Early Detection and Annual Mammograms

Early Detection and Annual Mammograms

So here’s one more reason to be vigilant about annual mammograms: early detection. Early detection means finding a cancer in its most fight-able form. In short, early detection can a cancer diagnosis doesn’t have to be a death sentence. In fact, if caught in it’s earliest stage, the survival rate is a whopping 93%. Those are good odds.

Weren’t we just talking about early detection the other day? Yeah, it happens. But what has happened recently is an article in the American Journal of Roentgenology demonstrated that women who have annual mammograms – if a cancer is found – are more likely to have earlier stage, smaller breast cancers. Women who are inconsistent and less likely to remember their annuals do not run such great odds. This is bad news for women who excuse-out and skip even just a year or two’s worth run the risk of a late stage cancer diagnosis. 

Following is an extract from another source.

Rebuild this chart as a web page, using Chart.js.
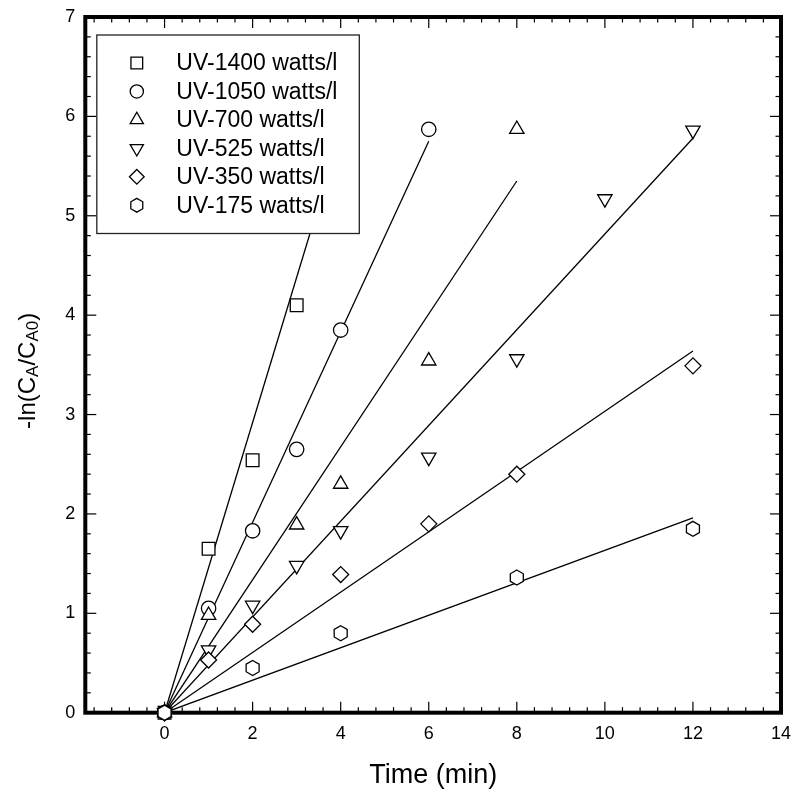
<!DOCTYPE html>
<html><head><meta charset="utf-8">
<script src="https://cdn.jsdelivr.net/npm/chart.js@4/dist/chart.umd.min.js"></script>
<style>html,body{margin:0;padding:0;background:#fff}#wrap{width:795px;height:792px;position:relative}</style>
</head><body><div id="wrap"><canvas id="c" width="795" height="792"></canvas></div>
<script>
// ---------------- data ----------------
const seriesLabels = ['UV-1400 watts/l','UV-1050 watts/l','UV-700 watts/l','UV-525 watts/l','UV-350 watts/l','UV-175 watts/l'];
const t1400 = [0, 1, 2, 3];
const y1400 = [0, 1.65, 2.54, 4.10];
const t1050 = [0, 1, 2, 3, 4, 6];
const y1050 = [0, 1.05, 1.83, 2.65, 3.85, 5.87];
const t700  = [0, 1, 3, 4, 6, 8];
const y700  = [0, 0.98, 1.89, 2.30, 3.54, 5.87];
const t525  = [0, 1, 2, 3, 4, 6, 8, 10, 12];
const y525  = [0, 0.63, 1.08, 1.48, 1.83, 2.57, 3.56, 5.17, 5.86];
const t350  = [0, 1, 2, 4, 6, 8, 12];
const y350  = [0, 0.53, 0.89, 1.39, 1.90, 2.40, 3.49];
const t175  = [0, 2, 4, 8, 12];
const y175  = [0, 0.45, 0.80, 1.36, 1.85];
// linear fits through the origin: end time and end value of each line
const fitEndT = [4, 6, 8, 12, 12, 12];
const fitEndY = [5.84, 5.75, 5.35, 5.78, 3.64, 1.96];
const xTicks = [0, 2, 4, 6, 8, 10, 12, 14];
const yTicks = [0, 1, 2, 3, 4, 5, 6, 7];
const xMin = -1.8, xMax = 14, yMin = 0, yMax = 7;
const xTitle = 'Time (min)';

// ---------------- styles ----------------
const FONT = '"Liberation Sans", Arial, Helvetica, sans-serif';
const HEX = 'hex';
const markerStyle = ['rect', 'circle', 'triangle', 'triangle', 'rectRot', HEX];
const markerRot = [0, 0, 0, 180, 0, 0];
const markerRadius = [9, 7.2, 8.3, 8.3, 8, 7.5];

function drawHex(ctx, cx, cy, r) {
  ctx.beginPath();
  for (let k = 0; k < 6; k++) {
    const a = -Math.PI / 2 + k * Math.PI / 3;
    const px = cx + r * Math.cos(a), py = cy + r * Math.sin(a);
    if (k) ctx.lineTo(px, py); else ctx.moveTo(px, py);
  }
  ctx.closePath();
  ctx.fillStyle = '#fff'; ctx.fill();
  ctx.lineWidth = 1.3; ctx.strokeStyle = '#000'; ctx.stroke();
}

const times = [t1400, t1050, t700, t525, t350, t175];
const vals = [y1400, y1050, y700, y525, y350, y175];

const datasets = [];
for (let i = 0; i < 6; i++) {
  datasets.push({
    label: 'fit ' + seriesLabels[i],
    data: [{x: 0, y: 0}, {x: fitEndT[i], y: fitEndY[i]}],
    showLine: true, pointRadius: 0, borderColor: '#000', borderWidth: 1.3,
    order: 10
  });
}
const markerIndex = [];
for (let i = 0; i < 6; i++) {
  const isHex = markerStyle[i] === HEX;
  markerIndex.push(datasets.length);
  datasets.push({
    label: seriesLabels[i],
    data: times[i].map((t, k) => ({x: t, y: vals[i][k]})),
    showLine: false,
    pointStyle: isHex ? 'circle' : markerStyle[i], rotation: markerRot[i], pointRadius: markerRadius[i],
    pointBackgroundColor: isHex ? 'rgba(0,0,0,0)' : '#fff',
    pointBorderColor: isHex ? 'rgba(0,0,0,0)' : '#000',
    pointBorderWidth: isHex ? 0 : 1.3,
    clip: false, order: -i
  });
}

// ---------------- plugins ----------------
const framePlugin = {
  id: 'frame',
  beforeDatasetsDraw(chart) {
    const {ctx, chartArea: a, scales: {x, y}} = chart;
    ctx.save();
    ctx.strokeStyle = '#000';
    ctx.lineWidth = 1.2;
    const seg = (x1, y1, x2, y2) => { ctx.beginPath(); ctx.moveTo(x1, y1); ctx.lineTo(x2, y2); ctx.stroke(); };
    const MAJ = 11, MIN = 5.5;
    const xStep = xTicks[1] - xTicks[0], yStep = yTicks[1] - yTicks[0];
    const xMinor = xStep / 5, yMinor = yStep / 5;
    for (let k = Math.ceil(xMin / xMinor); k * xMinor <= xMax + 1e-9; k++) {
      const v = k * xMinor;
      const px = x.getPixelForValue(v);
      const isMaj = Math.abs(v / xStep - Math.round(v / xStep)) < 1e-6;
      const L = isMaj ? MAJ : MIN;
      seg(px, a.bottom, px, a.bottom - L);
      seg(px, a.top, px, a.top + L);
    }
    for (let k = Math.ceil(yMin / yMinor); k * yMinor <= yMax + 1e-9; k++) {
      const v = k * yMinor;
      const py = y.getPixelForValue(v);
      const isMaj = Math.abs(v / yStep - Math.round(v / yStep)) < 1e-6;
      const L = isMaj ? MAJ : MIN;
      seg(a.left, py, a.left + L, py);
      seg(a.right, py, a.right - L, py);
    }
    ctx.lineWidth = 4;
    ctx.strokeRect(a.left, a.top, a.right - a.left, a.bottom - a.top);
    ctx.restore();
  },
  afterDatasetsDraw(chart) {
    const {ctx, chartArea: a} = chart;
    ctx.save();
    // hexagon markers at the positions computed by the library
    for (let i = 0; i < 6; i++) {
      if (markerStyle[i] !== HEX) continue;
      const meta = chart.getDatasetMeta(markerIndex[i]);
      for (const el of meta.data) drawHex(ctx, el.x, el.y, markerRadius[i]);
    }
    // legend box
    const bx = a.left + 11.5, by = a.top + 18, bw = 262.5, bh = 198.5;
    ctx.fillStyle = '#fff';
    ctx.fillRect(bx, by, bw, bh);
    ctx.strokeStyle = '#222'; ctx.lineWidth = 1.3;
    ctx.strokeRect(bx, by, bw, bh);
    ctx.font = '23px ' + FONT;
    ctx.textBaseline = 'middle';
    ctx.textAlign = 'left';
    for (let i = 0; i < 6; i++) {
      const cy = by + 28 + i * 28.45;
      const cx = bx + 40;
      if (markerStyle[i] === HEX) {
        drawHex(ctx, cx, cy, markerRadius[i] * 0.92);
      } else {
        ctx.fillStyle = '#fff'; ctx.strokeStyle = '#000'; ctx.lineWidth = 1.3;
        Chart.helpers.drawPoint(ctx, {pointStyle: markerStyle[i], rotation: markerRot[i], radius: markerRadius[i] * 0.92, borderWidth: 1.3}, cx, cy);
      }
      ctx.fillStyle = '#000';
      ctx.fillText(seriesLabels[i], bx + 79.5, cy + 1);
    }
    ctx.restore();
  },
  afterDraw(chart) {
    const {ctx, chartArea: a} = chart;
    ctx.save();
    const cy = (a.top + a.bottom) / 2 + 6;
    ctx.translate(34.5, cy);
    ctx.rotate(-Math.PI / 2);
    const big = '24px ' + FONT, small = '17px ' + FONT;
    const parts = [['-ln(C', big, 0], ['A', small, 3.5], ['/C', big, 0], ['A0', small, 3.5], [')', big, 0]];
    let total = 0;
    for (const p of parts) { ctx.font = p[1]; total += ctx.measureText(p[0]).width; }
    let xx = -total / 2;
    ctx.fillStyle = '#000';
    ctx.textBaseline = 'alphabetic';
    ctx.textAlign = 'left';
    for (const p of parts) {
      ctx.font = p[1];
      ctx.fillText(p[0], xx, p[2]);
      xx += ctx.measureText(p[0]).width;
    }
    ctx.restore();
  }
};

Chart.defaults.color = '#000';
Chart.defaults.font.family = FONT;

new Chart(document.getElementById('c'), {
  type: 'scatter',
  data: {datasets},
  options: {
    responsive: false, animation: false, devicePixelRatio: 1, events: [],
    layout: {padding: {top: 17, right: 14, left: 0, bottom: 0}},
    plugins: {legend: {display: false}, tooltip: {enabled: false}},
    scales: {
      x: {
        type: 'linear', min: xMin, max: xMax,
        afterBuildTicks: s => { s.ticks = xTicks.map(v => ({value: v})); },
        afterFit: s => { s.height = 79.3; s.paddingLeft = 0; s.paddingRight = 0; },
        grid: {display: false, drawTicks: false}, border: {display: false},
        ticks: {font: {size: 18}, color: '#000', padding: 11, maxRotation: 0, autoSkip: false, callback: v => String(v)},
        title: {display: true, text: xTitle, font: {size: 27}, color: '#000', padding: {top: 0, bottom: 0}}
      },
      y: {
        type: 'linear', min: yMin, max: yMax,
        afterBuildTicks: s => { s.ticks = yTicks.map(v => ({value: v})); },
        afterFit: s => { s.width = 85.3; s.paddingTop = 0; s.paddingBottom = 0; },
        grid: {display: false, drawTicks: false}, border: {display: false},
        ticks: {font: {size: 18}, color: '#000', padding: 10, autoSkip: false, callback: v => String(v)}
      }
    }
  },
  plugins: [framePlugin]
});
</script>
</body></html>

So what makes some women better at getting their annual mammograms than others? There a several factors: The first is women with a positive family history of breast cancer are more vigilant – as they should be. We’ve found this in our practice that women with a first degree relative with breast cancer are often good at having annual mammograms.

Another thing that correlated was women who had more medical encounters during the year were more consistent about getting their annuals. So if you saw your doctor multiple times during the year you were more likely to have annual mammogram.

Additionally, a short travel time to a mammography center also directly related to having annual exams. Lastly, it seems that referral by a primary care doctor is an important part of ladies having their annual study. (It is important to note that some – but not all – insurers do not require a doctor’s order for an annual screening mammogram, so getting a referral can be good prompting but may not be a required step.)

This study reinforces the use of routine screening mammogram as it will decrease the chance of a patient having a later stage breast cancer. This will hopefully decrease the extent of treatment including surgery, radiation and chemotherapy. In short, good breast health habits lead to better health results.